Outlook has the ability for you to create Groups, that is a named list that contains many email addresses. When you address a new email, you can also send out the email to the Group name. So everyone who is on that list gets the message. To create a group, I'm going to make sure I'm in my People tab in Outlook. Then click New Contact Group. The first thing I need to do is give it a name, once I'm all done with that I can add members to my Group. I'm going to click Add Members. Now I have three options.
I can choose somebody who's in my local Outlook contacts, double-click to add them and click OK; I can then choose people from my actual exchange company address book, I can double-click to add them and as many people as I want actually. I can click OK; and finally I can put in an email address in directly. This person doesn't have to be in my contacts at all; in fact I have the option here, if I want to actually add them to my contacts if they aren't already.
I'm going to uncheck this, if I just want to do a one-off email address in this Group. I can click Ok and then when I'm all done adding people I can click Save & Close. My new Group name appears in this People hub. So to send email to this group, I'm going to go back to my Mail tab, click New Email and I can either type the group name directly in, it will auto fill and I can select it, or I'm going to delete that out.
I can click To, come over here to my contacts and select it. I can see that it's a group because it's bold face and the icon changes. So I can choose my group and address it in the To field. However, if I don't want everybody in the group to know that they are actually part of the group such as, if this is a committee and I don't want anybody to know who the members are, I can put them in the Bcc field. This is Blind Carbon Copy and it means they won't be able to see who else I'm sending it to other than themselves.

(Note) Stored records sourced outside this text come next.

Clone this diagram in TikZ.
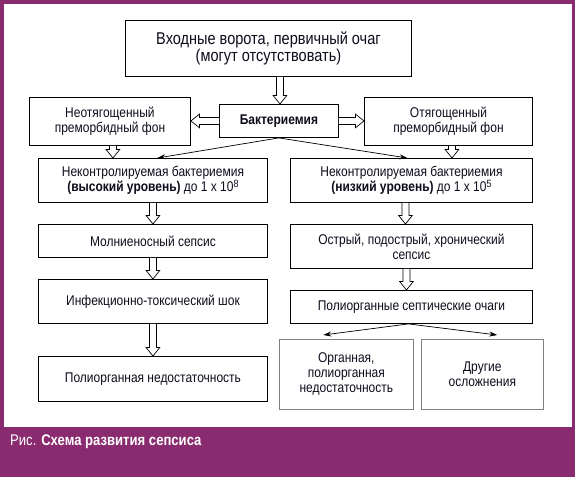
\documentclass[tikz,border=0pt]{standalone}
\usepackage{fontspec}
\setmainfont{Liberation Sans}[FakeStretch=0.85]
\usetikzlibrary{calc,arrows.meta}
\definecolor{framecol}{RGB}{139,43,111}
\definecolor{inkcol}{RGB}{12,12,28}
\newcommand{\supnum}[1]{\raisebox{4.5pt}{\fontsize{10.5}{10}\selectfont #1}}
\begin{document}
\begin{tikzpicture}[x=1pt,y=-1pt,
  box/.style={draw=black, line width=0.9pt, fill=white, align=center, inner sep=0pt,
    anchor=north west, text=inkcol, font=\fontsize{14.1}{15}\selectfont},
  lightbox/.style={box, draw=black!50, line width=0.6pt},
  hollowarrow/.style={draw=black, line width=0.7pt, fill=white, line join=miter,
    to path={
      ($(\tikztostart)!3.5pt!90:(\tikztotarget)$)
      -- ($(\tikztotarget)!8.5pt!(\tikztostart)!3.5pt!-90:(\tikztostart)$)
      -- ($(\tikztotarget)!8.5pt!(\tikztostart)!6.8pt!-90:(\tikztostart)$)
      -- (\tikztotarget)
      -- ($(\tikztotarget)!8.5pt!(\tikztostart)!6.8pt!90:(\tikztostart)$)
      -- ($(\tikztotarget)!8.5pt!(\tikztostart)!3.5pt!90:(\tikztostart)$)
      -- ($(\tikztostart)!3.5pt!-90:(\tikztotarget)$)
    }},
  thinarrow/.style={draw=black, line width=0.7pt, -{Stealth[length=8pt,width=5pt]}},
]
% background and frame
\fill[framecol] (0,0) rectangle (575,477);
\fill[white] (3.5,3.5) rectangle (571.5,427);
\node[anchor=west, text=white, inner sep=0pt, font=\fontsize{15.4}{16}\selectfont] (cap) at (10,442)
  {Рис. \textbf{Схема развития сепсиса}};

% boxes
\node[box, minimum width=286pt, minimum height=56pt, font=\fontsize{17.1}{15.5}\selectfont] (top) at (125,20)
  {Входные ворота, первичный очаг\\(могут отсутствовать)};
\node[box, minimum width=119pt, minimum height=33pt] (bact) at (219,104) {\textbf{Бактериемия}};
\node[box, minimum width=161pt, minimum height=48pt] (neot) at (29,97) {Неотягощенный\\преморбидный фон};
\node[box, minimum width=168pt, minimum height=48pt] (ot) at (364,97) {Отягощенный\\преморбидный фон};
\node[box, minimum width=229pt, minimum height=44pt] (nkL) at (38,158)
  {Неконтролируемая бактериемия\\\textbf{(высокий уровень)} до 1 x 10\supnum{8}};
\node[box, minimum width=242pt, minimum height=44pt] (nkR) at (290,158)
  {Неконтролируемая бактериемия\\\textbf{(низкий уровень)} до 1 x 10\supnum{5}};
\node[box, minimum width=229pt, minimum height=33pt] (mol) at (38,224) {Молниеносный сепсис};
\node[box, minimum width=229pt, minimum height=44pt] (inf) at (38,279) {Инфекционно-токсический шок};
\node[box, minimum width=229pt, minimum height=45pt] (polL) at (38,356) {Полиорганная недостаточность};
\node[box, minimum width=242pt, minimum height=44pt] (ostr) at (290,224) {Острый, подострый, хронический\\сепсис};
\node[box, minimum width=242pt, minimum height=33pt] (polo) at (290,290) {Полиорганные септические очаги};
\node[lightbox, minimum width=134pt, minimum height=70pt] (org) at (279,339) {Органная,\\полиорганная\\недостаточность};
\node[lightbox, minimum width=122pt, minimum height=70pt] (dr) at (421,339) {Другие\\осложнения};

% hollow arrows
\draw[hollowarrow] ([xshift=1pt]bact.north |- top.south) to ([xshift=1pt]bact.north);
\draw[hollowarrow] (bact.west) to (bact.west -| neot.east);
\draw[hollowarrow] (bact.east) to (bact.east -| ot.west);
\draw[hollowarrow] ([xshift=3pt]neot.south) to ([xshift=3pt]neot.south |- nkL.north);
\draw[hollowarrow] ([xshift=3.5pt]ot.south) to ([xshift=3.5pt]ot.south |- nkR.north);
\draw[hollowarrow] (nkL.south) to (mol.north);
\draw[hollowarrow] (mol.south) to (inf.north);
\draw[hollowarrow] (inf.south) to (polL.north);
\draw[hollowarrow] ([xshift=-6pt]nkR.south) to ([xshift=-6pt]ostr.north);
\draw[hollowarrow] ([xshift=-5pt]ostr.south) to ([xshift=-5pt]polo.north);

% thin arrows
\draw[thinarrow] (bact.south) -- ([xshift=4.5pt]nkL.north);
\draw[thinarrow] (bact.south) -- ([xshift=-4pt]nkR.north);
\draw[thinarrow] ([xshift=-3pt]polo.south) -- ([xshift=-23pt,yshift=4pt]org.north);
\draw[thinarrow] ([xshift=-3pt]polo.south) -- ([xshift=15pt,yshift=4pt]dr.north);
\end{tikzpicture}
\end{document}
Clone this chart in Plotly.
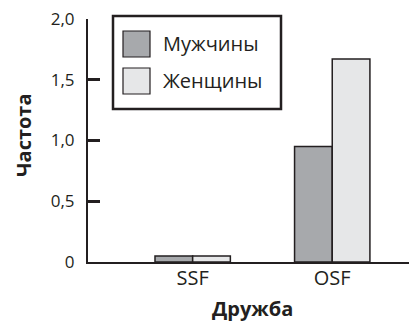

I can click OK when I'm all done. And the last thing, I want to show you is that I can actually expand this Group if I want to see who's in it. If I forgotten, I can click this plus (+) sign and expand it. This is just warning me that if I expand the list Outlook will replace the actual list name with all the members of it and I can't put it back to the name. I'm going to click OK, and now I can see a list of all the people who are in that Group, when I'm ready to send I can simply send the email.
And that is how you work with Groups in Outlook.